### Task objective
Print the listing from its top line through the line containing "(sw) rectangle (ne);", nothing more, and leave out the pictures.

### Task data
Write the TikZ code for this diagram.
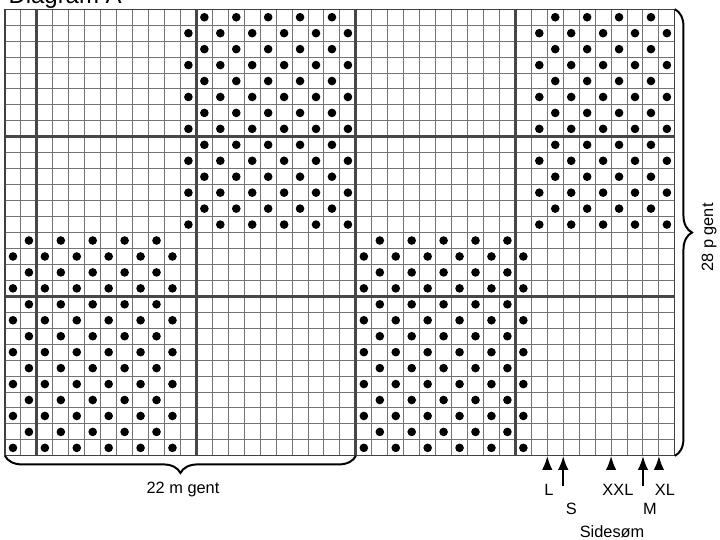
\documentclass[tikz,border=0pt]{standalone}
\usepackage{fontspec}
\setmainfont{Liberation Sans}
\usetikzlibrary{arrows.meta,decorations.pathreplacing,positioning}

\begin{document}
\begin{tikzpicture}[
    x=8pt, y=8pt,
    thingrid/.style={draw=black!55, line width=0.5pt},
    thickgrid/.style={draw=black!72, line width=1.4pt},
    stitch/.style={fill=black},
    gentbrace/.style={decorate, decoration={brace, amplitude=8.6pt}, line width=1pt},
    sizearrow/.style={-{Latex[length=7pt,width=5.2pt]}, line width=1pt},
    lbl/.style={font=\fontsize{8.2}{9}\selectfont, inner sep=0pt}
]
\useasboundingbox (-0.313,-5.27) rectangle (44.83,28.58);

\coordinate (sw) at (0,0);
\coordinate (se) at (42,0);
\coordinate (ne) at (42,28);
\coordinate (bm) at (22,0);

\foreach \c in {1,...,41} \draw[thingrid] (\c,0) -- (\c,28);
\foreach \r in {1,...,27} \draw[thingrid] (0,\r) -- (42,\r);
\foreach \c in {2,12,22,32} \draw[thickgrid] (\c,0) -- (\c,28);
\foreach \r in {10,20} \draw[thickgrid] (0,\r) -- (42,\r);
\draw[draw=black!75, line width=0.6pt] (sw) rectangle (ne);

\foreach \r in {1,3,...,13} {
    \foreach \c in {1,3,5,7,9,11,23,25,27,29,31,33}
        \fill[stitch] (\c-0.5,\r-0.5) circle (0.27);
    \foreach \c in {2,4,6,8,10,24,26,28,30,32}
        \fill[stitch] (\c-0.5,\r+0.5) circle (0.27);
}
\foreach \r in {15,17,...,27} {
    \foreach \c in {12,14,16,18,20,22,34,36,38,40,42}
        \fill[stitch] (\c-0.5,\r-0.5) circle (0.27);
    \foreach \c in {13,15,17,19,21,35,37,39,41}
        \fill[stitch] (\c-0.5,\r+0.5) circle (0.27);
}

\node[font=\fontsize{12}{14}\selectfont, anchor=base west, inner sep=0pt] (title) at (0.2,28.39) {Diagram A};

\draw[gentbrace] (ne) -- (se);
\draw[gentbrace] (bm) -- (sw);
\node[lbl, rotate=90] (rows) at (44.14,13.69) {28 p gent};
\node[lbl] (cols) at (11.16,-2.1) {22 m gent};

\foreach \name/\x/\len in {L/34/0.86, S/35/1.9, XXL/38/0.86, M/40/1.9, XL/41/0.86} {
    \coordinate (tip\name) at (\x,0);
    \coordinate (tail\name) at (\x,-\len);
    \draw[sizearrow] (tail\name) -- (tip\name);
}
\node[lbl] (L) at (34.1,-2.11) {L};
\node[lbl] (XXL) at (38.43,-2.11) {XXL};
\node[lbl] (XL) at (41.38,-2.11) {XL};
\node[lbl] (S) at (35.5,-3.3) {S};
\node[lbl] (M) at (40.44,-3.3) {M};
\node[lbl] (side) at (38.06,-4.74) {Sidesøm};
\end{tikzpicture}
\end{document}
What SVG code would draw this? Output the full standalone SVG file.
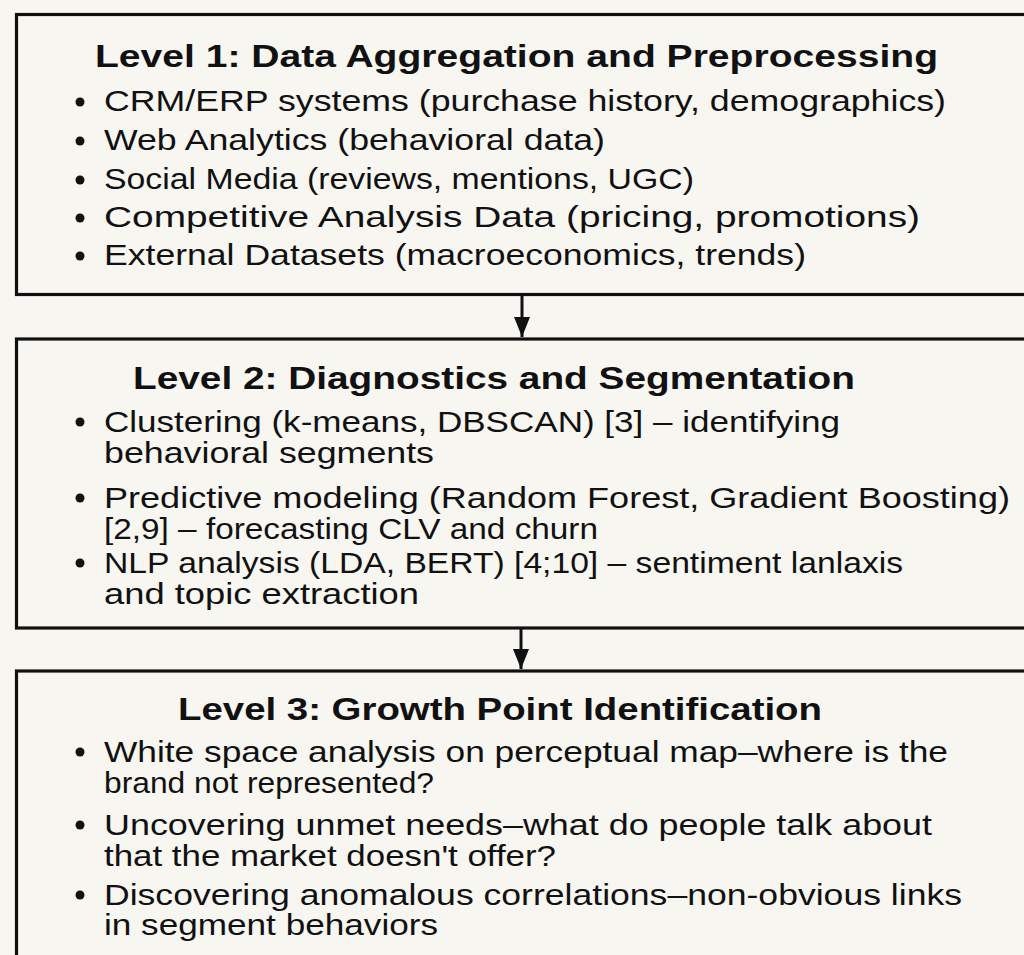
<svg xmlns="http://www.w3.org/2000/svg" width="1024" height="955" viewBox="0 0 1024 955">
  <style>
    .box { fill: #f8f6f1; stroke: #111; stroke-width: 3.2; }
    .title { font-family: "Liberation Sans", Arial, sans-serif; font-weight: bold; font-size: 31px; fill: #111; }
    .item { font-family: "Liberation Sans", Arial, sans-serif; font-size: 29px; fill: #111; }
    .bullet { fill: #111; }
    .conn { stroke: #111; stroke-width: 3; fill: none; }
  </style>
  <defs>
    <marker id="arrowhead" viewBox="0 0 20 16" refX="20" refY="8" markerWidth="20" markerHeight="16" markerUnits="userSpaceOnUse" orient="auto">
      <path d="M0,0 L20,8 L0,16 Z" fill="#111"/>
    </marker>
  </defs>

  <rect width="1024" height="955" fill="#f8f6f1"/>

  <!-- Level 1 -->
  <g id="level1">
    <rect class="box" x="16.5" y="14.5" width="1030" height="280"/>
    <text class="title" x="95" y="67" textLength="843" lengthAdjust="spacingAndGlyphs">Level 1: Data Aggregation and Preprocessing</text>
    <circle class="bullet" cx="80" cy="102" r="4.5"/>
    <text class="item" x="104" y="111" textLength="842" lengthAdjust="spacingAndGlyphs">CRM/ERP systems (purchase history, demographics)</text>
    <circle class="bullet" cx="80" cy="141" r="4.5"/>
    <text class="item" x="104" y="150" textLength="501" lengthAdjust="spacingAndGlyphs">Web Analytics (behavioral data)</text>
    <circle class="bullet" cx="80" cy="180" r="4.5"/>
    <text class="item" x="104" y="189" textLength="590" lengthAdjust="spacingAndGlyphs">Social Media (reviews, mentions, UGC)</text>
    <circle class="bullet" cx="80" cy="218" r="4.5"/>
    <text class="item" x="104" y="227" textLength="816" lengthAdjust="spacingAndGlyphs">Competitive Analysis Data (pricing, promotions)</text>
    <circle class="bullet" cx="80" cy="256" r="4.5"/>
    <text class="item" x="104" y="265" textLength="702" lengthAdjust="spacingAndGlyphs">External Datasets (macroeconomics, trends)</text>
  </g>

  <!-- Level 2 -->
  <g id="level2">
    <rect class="box" x="16.5" y="339" width="1030" height="289"/>
    <text class="title" x="133" y="389" textLength="722" lengthAdjust="spacingAndGlyphs">Level 2: Diagnostics and Segmentation</text>
    <circle class="bullet" cx="80" cy="422" r="4.5"/>
    <text class="item" x="104" y="432" textLength="736" lengthAdjust="spacingAndGlyphs">Clustering (k-means, DBSCAN) [3] – identifying</text>
    <text class="item" x="104" y="463" textLength="330" lengthAdjust="spacingAndGlyphs">behavioral segments</text>
    <circle class="bullet" cx="80" cy="498" r="4.5"/>
    <text class="item" x="104" y="508" textLength="906" lengthAdjust="spacingAndGlyphs">Predictive modeling (Random Forest, Gradient Boosting)</text>
    <text class="item" x="104" y="539" textLength="494" lengthAdjust="spacingAndGlyphs">[2,9] – forecasting CLV and churn</text>
    <circle class="bullet" cx="80" cy="563" r="4.5"/>
    <text class="item" x="104" y="573" textLength="799" lengthAdjust="spacingAndGlyphs">NLP analysis (LDA, BERT) [4;10] – sentiment lanlaxis</text>
    <text class="item" x="104" y="604" textLength="315" lengthAdjust="spacingAndGlyphs">and topic extraction</text>
  </g>

  <!-- Level 3 -->
  <g id="level3">
    <rect class="box" x="16.5" y="671" width="1030" height="300"/>
    <text class="title" x="178" y="720" textLength="644" lengthAdjust="spacingAndGlyphs">Level 3: Growth Point Identification</text>
    <circle class="bullet" cx="80" cy="752" r="4.5"/>
    <text class="item" x="104" y="762" textLength="844" lengthAdjust="spacingAndGlyphs">White space analysis on perceptual map–where is the</text>
    <text class="item" x="104" y="793" textLength="330" lengthAdjust="spacingAndGlyphs">brand not represented?</text>
    <circle class="bullet" cx="80" cy="825" r="4.5"/>
    <text class="item" x="104" y="835" textLength="828" lengthAdjust="spacingAndGlyphs">Uncovering unmet needs–what do people talk about</text>
    <text class="item" x="104" y="866" textLength="452" lengthAdjust="spacingAndGlyphs">that the market doesn't offer?</text>
    <circle class="bullet" cx="80" cy="895" r="4.5"/>
    <text class="item" x="104" y="905" textLength="858" lengthAdjust="spacingAndGlyphs">Discovering anomalous correlations–non-obvious links</text>
    <text class="item" x="104" y="935" textLength="334" lengthAdjust="spacingAndGlyphs">in segment behaviors</text>
  </g>

  <!-- Connectors -->
  <g id="connectors">
    <line class="conn" x1="522" y1="296" x2="522" y2="337" marker-end="url(#arrowhead)"/>
    <line class="conn" x1="521" y1="629" x2="521" y2="669" marker-end="url(#arrowhead)"/>
  </g>
</svg>
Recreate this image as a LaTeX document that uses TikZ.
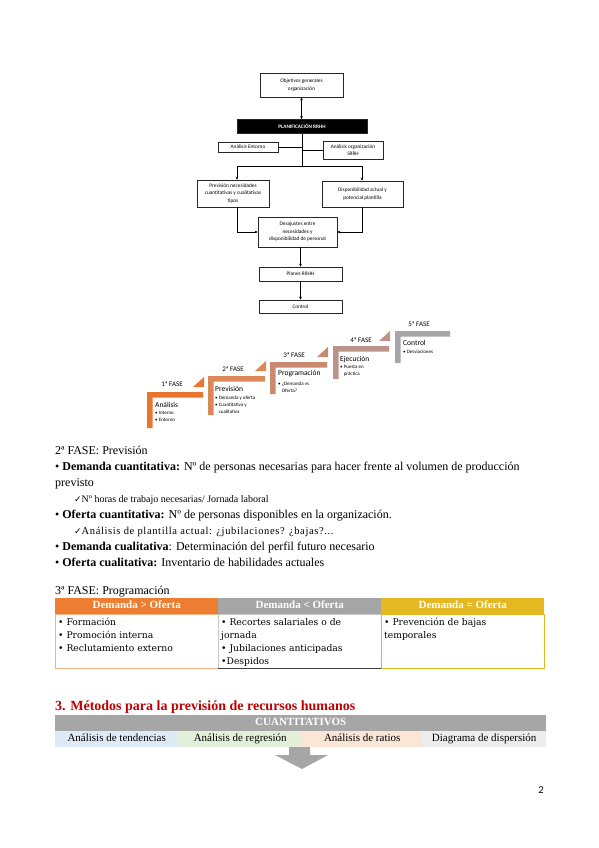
\documentclass[tikz,border=0pt]{standalone}
\usepackage{fontspec}
\setmainfont{Liberation Serif}
\newfontfamily\calib{Carlito}
\newfontfamily\djs{DejaVu Sans}
\newfontfamily\djserif{DejaVu Serif}
\newfontfamily\spaced[LetterSpace=6]{Liberation Serif}
\usetikzlibrary{arrows.meta}

\definecolor{s1}{RGB}{232,118,48}
\definecolor{s2}{RGB}{220,136,88}
\definecolor{s3}{RGB}{203,138,112}
\definecolor{s4}{RGB}{186,148,138}
\definecolor{s5}{RGB}{166,166,166}
\definecolor{hor}{RGB}{237,125,49}
\definecolor{hgr}{RGB}{165,165,165}
\definecolor{hgo}{RGB}{228,184,32}
\definecolor{bor}{RGB}{244,177,131}
\definecolor{bgr}{RGB}{200,200,200}
\definecolor{dred}{RGB}{192,0,0}
\definecolor{cgray}{RGB}{166,166,166}
\definecolor{cblue}{RGB}{222,235,247}
\definecolor{cgreen}{RGB}{226,240,217}
\definecolor{cpink}{RGB}{251,229,214}
\definecolor{clgray}{RGB}{237,237,237}

\tikzset{
  fc/.style={draw=black!85, line width=0.5pt, fill=white, align=center,
    font=\calib\fontsize{5.3}{7.4}\selectfont, inner sep=0pt},
  arr/.style={-{Stealth[length=3.2pt,width=2.8pt]}, line width=0.5pt},
  darr/.style={{Stealth[length=3.2pt,width=2.8pt]}-{Stealth[length=3.2pt,width=2.8pt]}, line width=0.5pt},
  ln/.style={line width=0.5pt},
  txt/.style={anchor=base west, inner sep=0pt, font=\fontsize{12}{13}\selectfont},
  subtxt/.style={anchor=base west, inner sep=0pt, font=\fontsize{10}{12}\selectfont},
  fase/.style={font=\calib\fontsize{7}{8}\selectfont, inner sep=0pt, anchor=base},
  stitle/.style={anchor=base west, font=\calib\fontsize{7.5}{8}\selectfont, inner sep=0pt},
  sbul/.style={anchor=north west, align=left, font=\calib\fontsize{5}{7}\selectfont, inner sep=0pt},
  thead/.style={anchor=north west, minimum width=163pt, minimum height=16pt, inner sep=0pt,
    text height=8pt, text depth=2.5pt,
    text=white, font=\bfseries\fontsize{11}{13}\selectfont},
  tbox/.style={anchor=north west, minimum width=163pt, minimum height=54pt, inner sep=0pt},
  tl/.style={anchor=base west, inner sep=0pt, font=\djserif\fontsize{9.2}{13}\selectfont},
  mcell/.style={anchor=north west, minimum height=16pt, inner sep=0pt,
    text height=8pt, text depth=2.5pt, font=\fontsize{11}{13}\selectfont},
}

\begin{document}
\begin{tikzpicture}[x=1pt,y=-1pt]
\useasboundingbox (0,0) rectangle (599,848);
\fill[white] (0,0) rectangle (599,848);

% ---------------- Flowchart ----------------
\node[fc, minimum width=83pt, minimum height=24pt] (obj) at (301.5,85) {Objetivos generales\\organización};
\node[fc, fill=black, text=white, minimum width=130pt, minimum height=14pt,
  font=\calib\bfseries\fontsize{5.2}{6}\selectfont] (plan) at (302,126.5) {PLANIFICACIÓN RRHH};
\node[fc, minimum width=60pt, minimum height=10pt] (ent) at (248,147) {Análisis Entorno};
\node[fc, minimum width=60pt, minimum height=18pt] (org) at (353,150) {Análisis organización\\SRRH};
\node[fc, minimum width=72pt, minimum height=27pt] (prev) at (233,193.5) {Previsión necesidades\\cuantitativas y cualitativas\\tipos};
\node[fc, minimum width=81pt, minimum height=26pt] (disp) at (362.5,194) {Disponibilidad actual y\\potencial plantilla};
\node[fc, minimum width=79pt, minimum height=30pt] (des) at (297.5,232) {Desajustes entre\\necesidades y\\disponibilidad de personal};
\node[fc, minimum width=83pt, minimum height=14pt] (planes) at (300.5,274) {Planes RRHH};
\node[fc, minimum width=83pt, minimum height=13pt] (ctrl) at (300.5,306.5) {Control};

\coordinate (br) at (302,166);
\coordinate (bl) at (237,166);
\coordinate (brr) at (362,166);

\draw[darr] (obj.south) -- (obj.south |- plan.north);
\draw[ln] (plan.south) -- (br);
\draw[ln] (bl) -- (brr);
\draw[ln] (ent.east) -- (ent.east -| br);
\draw[ln] (org.west) -- (org.west -| br);
\draw[arr] (bl) -- (bl |- prev.north);
\draw[arr] (brr) -- (brr |- disp.north);
\draw[arr] (prev.south -| bl) |- (des.west);
\draw[arr] (disp.south -| brr) |- (des.east);
\draw[arr] (des.south -| planes.north) -- (planes.north);
\draw[arr] (planes.south) -- (ctrl.north);

% ---------------- Staircase ----------------
\foreach \L/\T/\R/\B/\c in {147/392/203/428/s1, 208/376/265/415/s2, 270/362/327/394/s3,
    333/346/389/379/s4, 395/331/450/363/s5}{
  \fill[\c] (\L,\T) -- (\R,\T) -- (\R,\T+5.5) -- (\L+5.5,\T+5.5) -- (\L+5.5,\B) -- (\L,\B) -- cycle;
}
\foreach \R/\T/\c in {203/392/s1, 265/376/s2, 327/362/s3, 389/346/s4}{
  \fill[\c] (\R-10,\T-5) -- (\R+1,\T-5) -- (\R+1,\T-15) -- cycle;
}
\node[fase] (f1) at (172,386) {1ª FASE};
\node[fase] (f2) at (233,371) {2ª FASE};
\node[fase] (f3) at (294,357) {3ª FASE};
\node[fase] (f4) at (361,342) {4ª FASE};
\node[fase] (f5) at (419,326) {5ª FASE};

\node[stitle] (t1) at (155,407) {Análisis};
\node[stitle] (t2) at (215,391) {Previsión};
\node[stitle] (t3) at (278,375) {Programación};
\node[stitle] (t4) at (340,361) {Ejecución};
\node[stitle] (t5) at (403,345) {Control};

\node[sbul] (b1) at (155,411) {• Interno\\• Entorno};
\node[sbul] (b2) at (215,396) {• Demanda y oferta\\• Cuantitativa y\\\hphantom{• }cualitativa};
\node[sbul] (b3) at (278,382) {• ¿Demanda vs\\\hphantom{• }Oferta?};
\node[sbul] (b4) at (340,365) {• Puesta en\\\hphantom{• }práctica};
\node[sbul] (b5) at (403,350) {• Desviaciones};

% ---------------- Text block ----------------
\node[txt] (l1) at (55,454) {2ª FASE: Previsión};
\node[txt] (l2) at (55,470) {• \textbf{Demanda cuantitativa:} Nº de personas necesarias para hacer frente al volumen de producción};
\node[txt] (l3) at (55,486) {previsto};
\node[subtxt] (l4) at (74,502) {{\djs\fontsize{9}{10}\selectfont ✓}Nº horas de trabajo necesarias/ Jornada laboral};
\node[txt] (l5) at (55,518) {• \textbf{Oferta cuantitativa:} Nº de personas disponibles en la organización.};
\node[subtxt, font=\spaced\fontsize{10.5}{12}\selectfont] (l6) at (74,534) {{\djs\fontsize{9}{10}\selectfont ✓}Análisis de plantilla actual: ¿jubilaciones? ¿bajas?...};
\node[txt] (l7) at (55,550) {• \textbf{Demanda cualitativa}: Determinación del perfil futuro necesario};
\node[txt] (l8) at (55,566) {• \textbf{Oferta cualitativa:} Inventario de habilidades actuales};

\node[txt] (l9) at (55,594) {3ª FASE: Programación};

% ---------------- Table ----------------
\node[thead, fill=hor] (h1) at (55,598) {Demanda > Oferta};
\node[thead, fill=hgr] (h2) at (218,598) {Demanda < Oferta};
\node[thead, fill=hgo] (h3) at (381,598) {Demanda = Oferta};
\node[tbox, draw=bor] (c1) at (55,614) {};
\node[tbox, draw=bgr] (c2) at (218,614) {};
\node[tbox, draw=hgo] (c3) at (381,614) {};
\draw[line width=0.8pt, black!75] (c2.south west) -- (c2.south east);

\node[tl] (c1a) at (58,625) {• Formación};
\node[tl] (c1b) at (58,638) {• Promoción interna};
\node[tl] (c1c) at (58,651) {• Reclutamiento externo};
\node[tl] (c2a) at (221,625) {• Recortes salariales o de};
\node[tl] (c2b) at (221,638) {jornada};
\node[tl] (c2c) at (221,651) {• Jubilaciones anticipadas};
\node[tl] (c2d) at (221,664) {•Despidos};
\node[tl] (c3a) at (384,625) {• Prevención de bajas};
\node[tl] (c3b) at (384,638) {temporales};

% ---------------- Section 3 ----------------
\node[anchor=base west, inner sep=0pt, text=dred, font=\bfseries\fontsize{14}{16}\selectfont] (sec) at (55,710)
  {3. Métodos para la previsión de recursos humanos};
\node[anchor=north west, fill=cgray, minimum width=491pt, minimum height=16pt, inner sep=0pt,
  text height=8pt, text depth=2.5pt,
  text=white, font=\bfseries\fontsize{11}{13}\selectfont] (cuant) at (55,715) {CUANTITATIVOS};
\node[mcell, fill=cblue, minimum width=123pt] (m1) at (55,731) {Análisis de tendencias};
\node[mcell, fill=cgreen, minimum width=124pt] (m2) at (178,731) {Análisis de regresión};
\node[mcell, fill=cpink, minimum width=120pt] (m3) at (302,731) {Análisis de ratios};
\node[mcell, fill=clgray, minimum width=124pt] (m4) at (422,731) {Diagrama de dispersión};

\fill[cgray] (289,747) -- (310,747) -- (310,755) -- (328,755) -- (302,769) -- (275,755) -- (289,755) -- cycle;

\node[anchor=base, inner sep=0pt, font=\calib\fontsize{10.5}{12}\selectfont] (pg) at (541,793) {2};
\end{tikzpicture}
\end{document}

### Expected output
Write the TikZ code for this diagram.
\documentclass[tikz,border=0pt]{standalone}
\usepackage{fontspec}
\setmainfont{Liberation Sans}
\usetikzlibrary{arrows.meta,decorations.pathreplacing,positioning}

\begin{document}
\begin{tikzpicture}[
    x=8pt, y=8pt,
    thingrid/.style={draw=black!55, line width=0.5pt},
    thickgrid/.style={draw=black!72, line width=1.4pt},
    stitch/.style={fill=black},
    gentbrace/.style={decorate, decoration={brace, amplitude=8.6pt}, line width=1pt},
    sizearrow/.style={-{Latex[length=7pt,width=5.2pt]}, line width=1pt},
    lbl/.style={font=\fontsize{8.2}{9}\selectfont, inner sep=0pt}
]
\useasboundingbox (-0.313,-5.27) rectangle (44.83,28.58);

\coordinate (sw) at (0,0);
\coordinate (se) at (42,0);
\coordinate (ne) at (42,28);
\coordinate (bm) at (22,0);

\foreach \c in {1,...,41} \draw[thingrid] (\c,0) -- (\c,28);
\foreach \r in {1,...,27} \draw[thingrid] (0,\r) -- (42,\r);
\foreach \c in {2,12,22,32} \draw[thickgrid] (\c,0) -- (\c,28);
\foreach \r in {10,20} \draw[thickgrid] (0,\r) -- (42,\r);
\draw[draw=black!75, line width=0.6pt] (sw) rectangle (ne);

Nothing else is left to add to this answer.